Vladimir Semenovich Golenishchev

Golenishchev, Vladimir Semenovich

 

Born Jan. 17 (29), 1856, in St. Petersburg; died 1947 in Nice. Russian Egyptologist, Assyriologist, and Semitist.

Golenishchev discovered and was the first to translate, comment on, and publish (1906–13) the papyruses of the State Hermitage Museum (the so-called Tale of a Shipwrecked Sailor, the Prophecy of Neferty, the Sermons of a Heracleopolis King), which are of importance in the study of ancient Egyptian literature and history. On his initiative and with his personal funds he carried out archaeological investigations in Egypt: at Wadi Hammamat in 1884–85, and at Tell el Maskhuta in 1888–89. Golenishchev assembled a huge collection of Egyptian and Near Eastern antiquities (over 6,000 articles), including such unique remains as the Moscow mathematical papyrus, the description of the travels of Wenumen to Phoenicia, and the Fayyum portraits.

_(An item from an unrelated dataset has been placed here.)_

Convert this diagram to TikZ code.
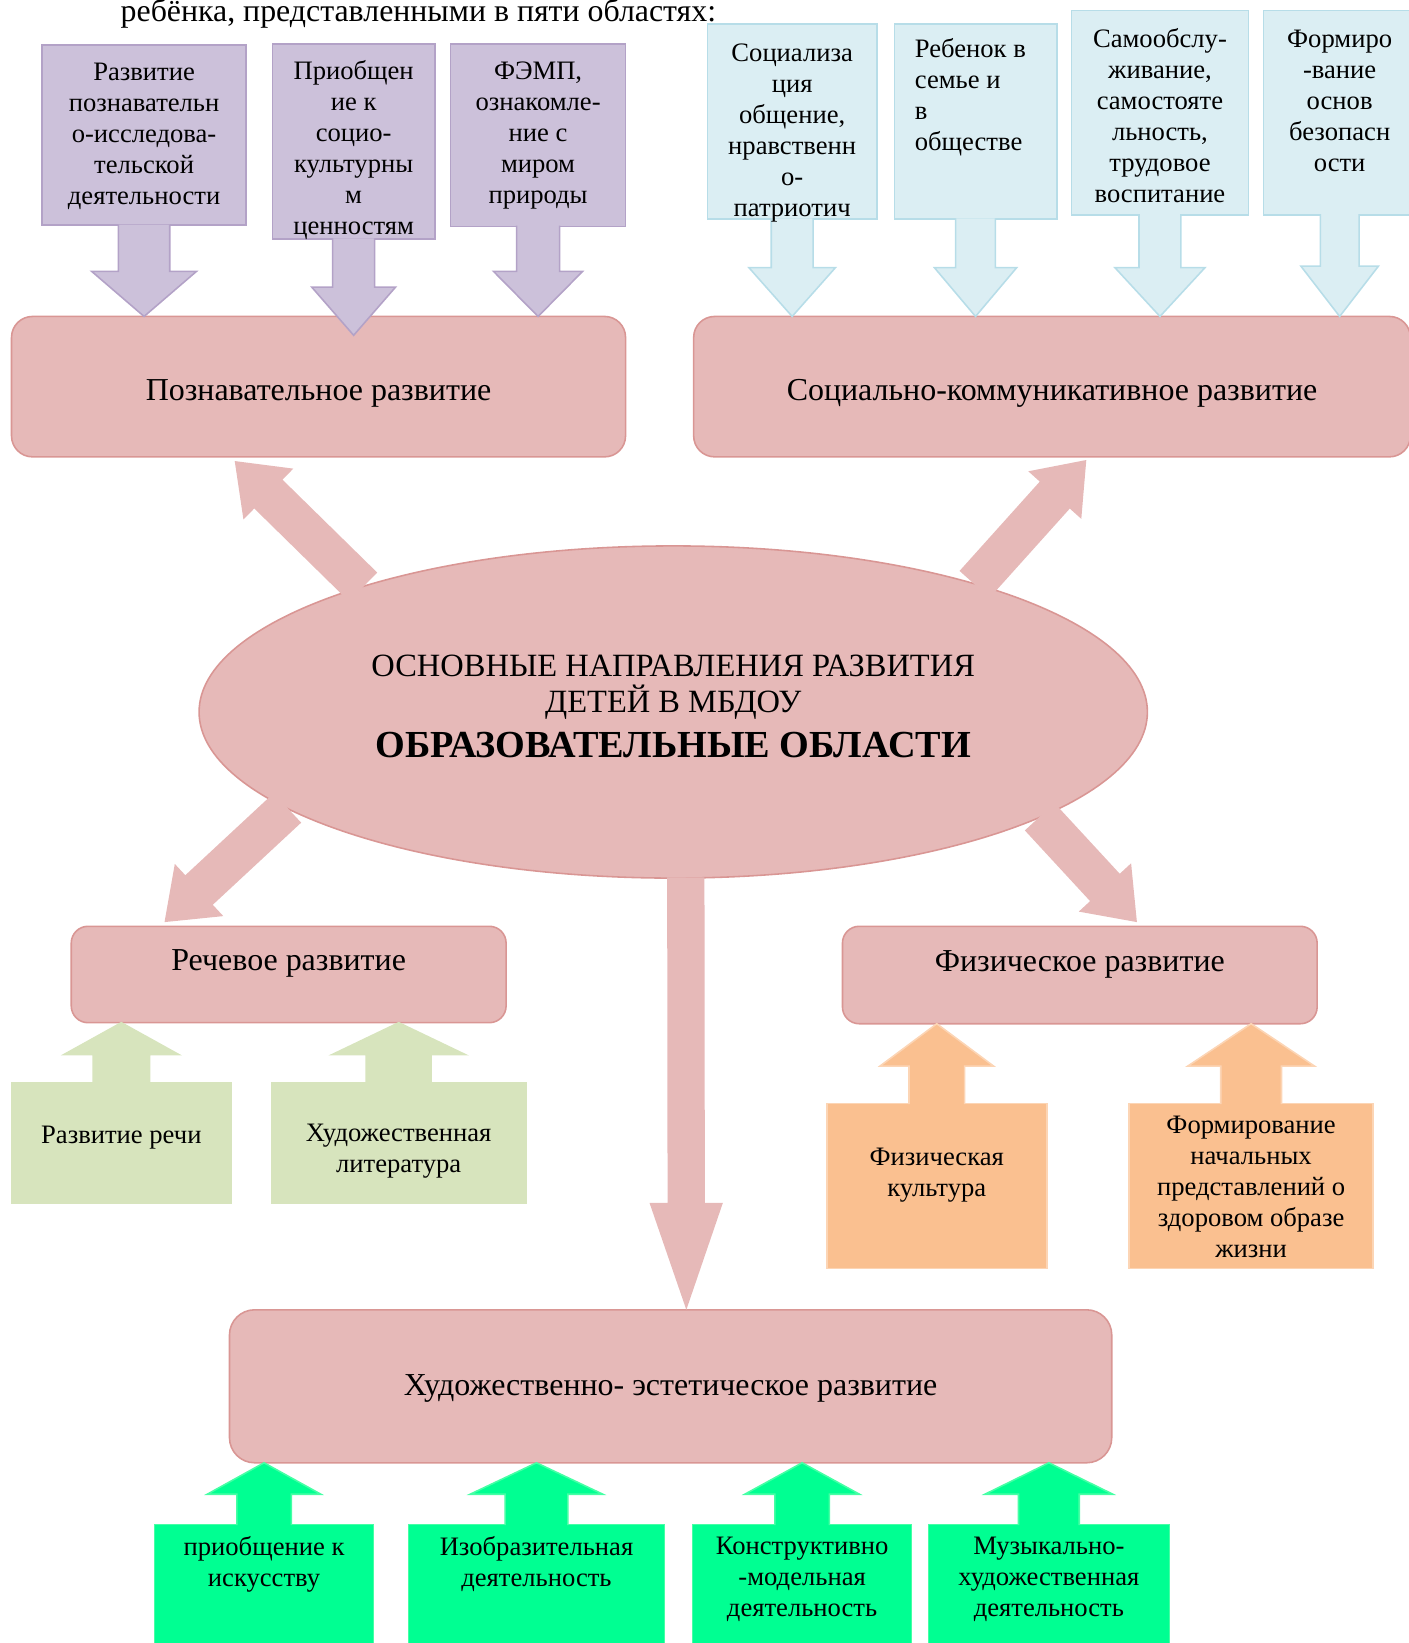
\documentclass[tikz,border=0pt]{standalone}
\usepackage{fontspec}
\setmainfont{Liberation Serif}
\usetikzlibrary{calc,positioning,shapes.geometric}
\definecolor{lilac}{RGB}{204,193,218}
\definecolor{lilacline}{RGB}{179,162,199}
\definecolor{skyfill}{RGB}{219,238,243}
\definecolor{skyline}{RGB}{183,221,232}
\definecolor{rose}{RGB}{230,185,184}
\definecolor{roseline}{RGB}{217,150,148}
\definecolor{olive}{RGB}{215,228,189}
\definecolor{peach}{RGB}{250,192,144}
\definecolor{peachline}{RGB}{252,213,181}
\definecolor{mint}{RGB}{0,255,146}
\definecolor{mintline}{RGB}{70,255,165}
\begin{document}
\begin{tikzpicture}
            [x=1pt,y=-1pt,
             plainbox/.style ={inner sep=0pt,outer sep=0pt,line width=1.5pt},
             lilacbox/.style ={plainbox,draw=lilacline,fill=lilac},
             skybox/.style ={plainbox,draw=skyline,fill=skyfill},
             olivebox/.style ={plainbox,draw=olive,fill=olive},
             peachbox/.style ={plainbox,draw=peachline,fill=peach},
             mintbox/.style ={plainbox,draw=mintline,fill=mint},
             areabox/.style ={plainbox,draw=roseline,fill=rose,rounded corners=#1,
                              font=\fontsize{30.5}{36}\selectfont},
             txt/.style ={align=center,inner sep=0pt,font=\fontsize{25.4}{29.6}\selectfont},
             barrow/.style n args={3}{line width=1.5pt,line join=miter,to path={
                 ($(\tikztotarget)!#3!(\tikztostart)$) coordinate (hb)
                 ($(\tikztostart)!-0.6pt!(\tikztotarget)$) coordinate (ta)
                 ($(ta)!#1!90:(hb)$) -- ($(hb)!#1!-90:(ta)$) -- ($(hb)!#2!-90:(ta)$)
                 -- (\tikztotarget) -- ($(hb)!#2!90:(ta)$) -- ($(hb)!#1!90:(ta)$)
                 -- ($(ta)!#1!-90:(hb)$)}},
             bigarrow/.style ={fill=rose,barrow={19.25pt}{34pt}{45pt}}]
            \useasboundingbox (0,0) rectangle (1344,1568);
            \node[anchor=base west,inner sep=0pt,font=\fontsize{30.4}{36}\selectfont] (intro)
                at (115,20.5) {ребёнка, представленными в пяти областях:};
            % upper boxes
            \node[lilacbox,minimum width=195pt,minimum height=172pt] (p1) at (137.5,129) {};
            \node[lilacbox,minimum width=155pt,minimum height=186pt] (p2) at (337.5,135) {};
            \node[lilacbox,minimum width=167pt,minimum height=174pt] (p3) at (513.5,129) {};
            \node[skybox,minimum width=162pt,minimum height=186pt] (b1) at (756,116) {};
            \node[skybox,minimum width=155pt,minimum height=186pt] (b2) at (931,116) {};
            \node[skybox,minimum width=169pt,minimum height=195pt] (b3) at (1107,107.5) {};
            \node[skybox,minimum width=145pt,minimum height=195pt] (b4) at (1278.5,107.5) {};
            \node[areabox=20pt,minimum width=586pt,text height=80pt,text depth=54pt] (pozn)
                at (304,369) {Познавательное развитие};
            \node[areabox=20pt,minimum width=684pt,text height=80pt,text depth=54pt] (soc)
                at (1004,369) {Социально-коммуникативное развитие};
            \draw[lilacline,fill=lilac,barrow={24.5pt}{50pt}{43pt}] (p1.south) to (p1.south |- pozn.north);
            \draw[lilacline,fill=lilac,barrow={20pt}{40pt}{46pt}] (p2.south) to ([yshift=-18pt]p2.south |- pozn.north);
            \draw[lilacline,fill=lilac,barrow={20.5pt}{42.5pt}{43pt}] (p3.south) to (p3.south |- pozn.north);
            \draw[skyline,fill=skyfill,barrow={20pt}{41.3pt}{46.6pt}] (b1.south) to (b1.south |- soc.north);
            \draw[skyline,fill=skyfill,barrow={19pt}{39.3pt}{46.6pt}] (b2.south) to (b2.south |- soc.north);
            \draw[skyline,fill=skyfill,barrow={20pt}{43pt}{46.6pt}] (b3.south) to (b3.south |- soc.north);
            \draw[skyline,fill=skyfill,barrow={18.5pt}{37pt}{48pt}] (b4.south) to (b4.south |- soc.north);
            \node[txt] (p1t) at ([yshift=-1pt]p1.center)
                {Развитие\\познавательн\\о-исследова-\\тельской\\деятельности};
            \node[txt] (p2t) at ([yshift=-8.5pt]p2.center)
                {Приобщен\\ие к\\социо-\\культурны\\м\\ценностям};
            \node[txt] (p3t) at ([yshift=-0.5pt]p3.center)
                {ФЭМП,\\ознакомле-\\ние с\\миром\\природы};
            \node[txt] (b1t) at ([yshift=-11pt]b1.center)
                {Социализа\\ция\\общение,\\нравственн\\о-\\патриотич};
            \node[txt,align=left,anchor=west] (b2t) at ([xshift=19.4pt,yshift=22.75pt]b2.west)
                {Ребенок в\\семье и\\в\\обществе};
            \node[txt] (b3t) at ([yshift=-2.5pt]b3.center)
                {Самообслу-\\живание,\\самостояте\\льность,\\трудовое\\воспитание};
            \node[txt] (b4t) at ([yshift=11.5pt]b4.center)
                {Формиро\\-вание\\основ\\безопасн\\ости};
            % centre
            \node[ellipse,draw=roseline,fill=rose,line width=1.5pt,inner sep=0pt,outer sep=0pt,
                  minimum width=905pt,minimum height=317pt] (ell) at (642.5,679.5) {};
            \node[areabox=16pt,minimum width=415pt,text height=42pt,text depth=50pt] (rech)
                at (275.5,930) {Речевое развитие};
            \node[areabox=16pt,minimum width=453pt,text height=43pt,text depth=50pt] (fiz)
                at (1030.5,930.5) {Физическое развитие};
            \node[areabox=24pt,minimum width=842pt,text height=82pt,text depth=64pt] (hud)
                at (640,1323) {Художественно- эстетическое развитие};
            \fill[bigarrow] (ell.158) to ([xshift=-80pt,yshift=-4pt]pozn.south);
            \fill[bigarrow] (ell.23.5) to ([xshift=32.7pt,yshift=-3pt]soc.south);
            \fill[bigarrow] (ell.194.4) to ([xshift=-118.5pt,yshift=4pt]rech.north);
            \fill[bigarrow] (ell.344) to ([xshift=54.5pt,yshift=4pt]fiz.north);
            \fill[fill=rose,barrow={17.8pt}{35pt}{102pt}] ([xshift=12pt]ell.south) to ([xshift=15pt]hud.north);
            \node[align=center,inner sep=0pt,font=\fontsize{31}{35}\selectfont] (ellt)
                at ([yshift=5.5pt]ell.center)
                {ОСНОВНЫЕ НАПРАВЛЕНИЯ РАЗВИТИЯ\\ДЕТЕЙ В МБДОУ\\[7.8pt]
                 {\bfseries\fontsize{36.5}{40}\selectfont ОБРАЗОВАТЕЛЬНЫЕ ОБЛАСТИ}};
            % lower boxes
            \node[olivebox,minimum width=209.6pt,minimum height=115.5pt] (g1) at (115.8,1091) {};
            \node[olivebox,minimum width=243pt,minimum height=115.5pt] (g2) at (380.5,1091) {};
            \node[peachbox,minimum width=210pt,minimum height=157.5pt] (o1) at (894,1131.8) {};
            \node[peachbox,minimum width=233pt,minimum height=157.5pt] (o2) at (1194,1131.8) {};
            \node[mintbox,minimum width=209pt,minimum height=125pt] (s1) at (252,1517.5) {};
            \node[mintbox,minimum width=244pt,minimum height=125pt] (s2) at (512,1517.5) {};
            \node[mintbox,minimum width=209pt,minimum height=125pt] (s3) at (765.5,1517.5) {};
            \node[mintbox,minimum width=230pt,minimum height=125pt] (s4) at (1001,1517.5) {};
            \draw[olive,fill=olive,barrow={27pt}{55pt}{30.5pt}] (g1.north) to (g1.north |- rech.south);
            \draw[olive,fill=olive,barrow={31pt}{63.7pt}{30.5pt}] (g2.north) to (g2.north |- rech.south);
            \draw[peachline,fill=peach,barrow={26.5pt}{54.2pt}{40.4pt}] (o1.north) to (o1.north |- fiz.south);
            \draw[peachline,fill=peach,barrow={29pt}{60.5pt}{40.4pt}] (o2.north) to (o2.north |- fiz.south);
            \draw[mintline,fill=mint,barrow={26pt}{54.2pt}{30pt}] (s1.north) to (s1.north |- hud.south);
            \draw[mintline,fill=mint,barrow={30pt}{63.3pt}{30pt}] (s2.north) to (s2.north |- hud.south);
            \draw[mintline,fill=mint,barrow={26pt}{54.7pt}{30pt}] (s3.north) to (s3.north |- hud.south);
            \draw[mintline,fill=mint,barrow={29pt}{61pt}{30pt}] (s4.north) to (s4.north |- hud.south);
            \node[txt] (g1t) at ([yshift=5pt]g1.center) {Развитие речи};
            \node[txt] (g2t) at ([yshift=-8pt]g2.center) {Художественная\\литература};
            \node[txt] (o1t) at ([yshift=10pt]o1.center) {Физическая\\культура};
            \node[txt] (o2t) at ([yshift=-1pt]o2.center)
                {Формирование\\начальных\\представлений о\\здоровом образе\\жизни};
            \node[txt] (s1t) at ([yshift=24.5pt]s1.center) {приобщение к\\искусству};
            \node[txt] (s2t) at ([yshift=24.5pt]s2.center) {Изобразительная\\деятельность};
            \node[txt] (s3t) at ([yshift=10pt]s3.center) {Конструктивно\\-модельная\\деятельность};
            \node[txt] (s4t) at ([yshift=10pt]s4.center) {Музыкально-\\художественная\\деятельность};
        \end{tikzpicture}
\end{document}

The collection has been housed in the A. S. Pushkin State Museum of Fine Arts since 1909. Golenishchev pursued original research on the ancient Egyptian language, literature, and art. He also studied Assyrian, Hittite. Urartic, and Sabaean antiquities. In 1915 he moved to Egypt, where he organized and headed the department of Egyptology at the University of Cairo.

REFERENCES

Struve, V. V. “K stoletiiu sodnia rozhdeniia V. S. Golenishcheva.”Vestnik drevnei istorii, 1957, no. 2.
Drevnii Egipet, sb. st. (in memory of V. S. Golenishchev). Moscow, 1960. (Bibliography.)